KPI Putuskan Tayangan Ganjar di Azan TV Tidak Langgar Pedoman Siaran
JAKARTA - Komisi Penyiaran Indonesia (KPI) memutuskan siaran azan di salah satu jaringan TV swasta yang menampilkan sosok Ganjar Pranowo yang merupakan bakal calon presiden (bacapres) dari PDIP, tidak melanggar ketentuan Pedoman Perilaku Penyiaran dan Standar Program Siaran (P3SPS).
Keputusan itu diambil KPI melalui prosedur yang berlaku setelah sebelumnya memanggil pihak lembaga penyiaran TV swasta terkait yaitu RCTI dan MNCTV.
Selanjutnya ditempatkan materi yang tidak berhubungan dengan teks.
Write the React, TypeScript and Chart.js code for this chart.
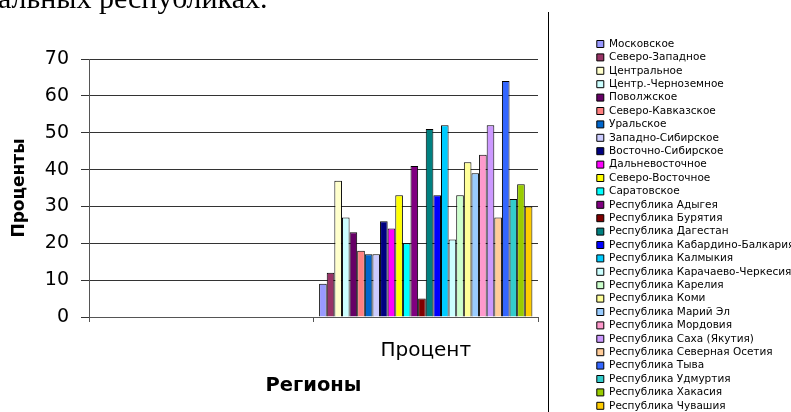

"Berdasarkan hasil forum klarifikasi dan rapat pleno, KPI menilai bahwa siaran Azan Magrib yang menampilkan salah satu sosok atau figur publik tidak melanggar ketentuan Pedoman Perilaku Penyiaran dan Standar Program Siaran (P3SPS)," kata Ketua KPI Pusat Ubaidillah dikutip ANTARA, Kamis, 14 September.
Adapun agenda dalam pemanggilan dua stasiun televisi swasta itu adalah melakukan klarifikasi dan selanjutnya KPI menindaklanjuti hasilnya dengan rapat pleno.
Meski konten tersebut memang tidak melanggar pedoman yang berlaku untuk penyiaran, Ubaidillah mengimbau agar lembaga penyiaran terkait tidak lagi menayangkan konten tersebut untuk mendukung narasi pemilihan umum (pemilu) damai 2024.
Sebelumnya, pada Senin (11/9), masyarakat ramai membicarakan konten azan yang menampilkan Ganjar Pranowo di salah satu jaringan lembaga siaran TV swasta.
Tayangan tersebut menimbulkan persepsi dan dikaitkan dengan politik identitas dan akhirnya menuai banyak pandangan di masyarakat.
Wakil Menteri Agama (Wamenag) Saiful Rahmat Dasuki pada Selasa (12/9) ikut berpendapat tayangan azan yang menampilkan sosok bakal calon presiden Ganjar Pranowo di stasiun televisi swasta bukan termasuk politik identitas.
"Kalau menurut saya nggak (politik identitas)," ujar Wamenag Saiful di Kantor Kemenko Pembangunan Manusia dan Kebudayaan (PMK), Jakarta.
Saiful tidak mempermasalahkan kehadiran Ganjar Pranowo di tayangan azan, karena hal tersebut tidak merusak makna azan. Beda halnya jika sosok bakal calon presiden tersebut menggunakan atribut politik, maka termasuk dalam politik identitas.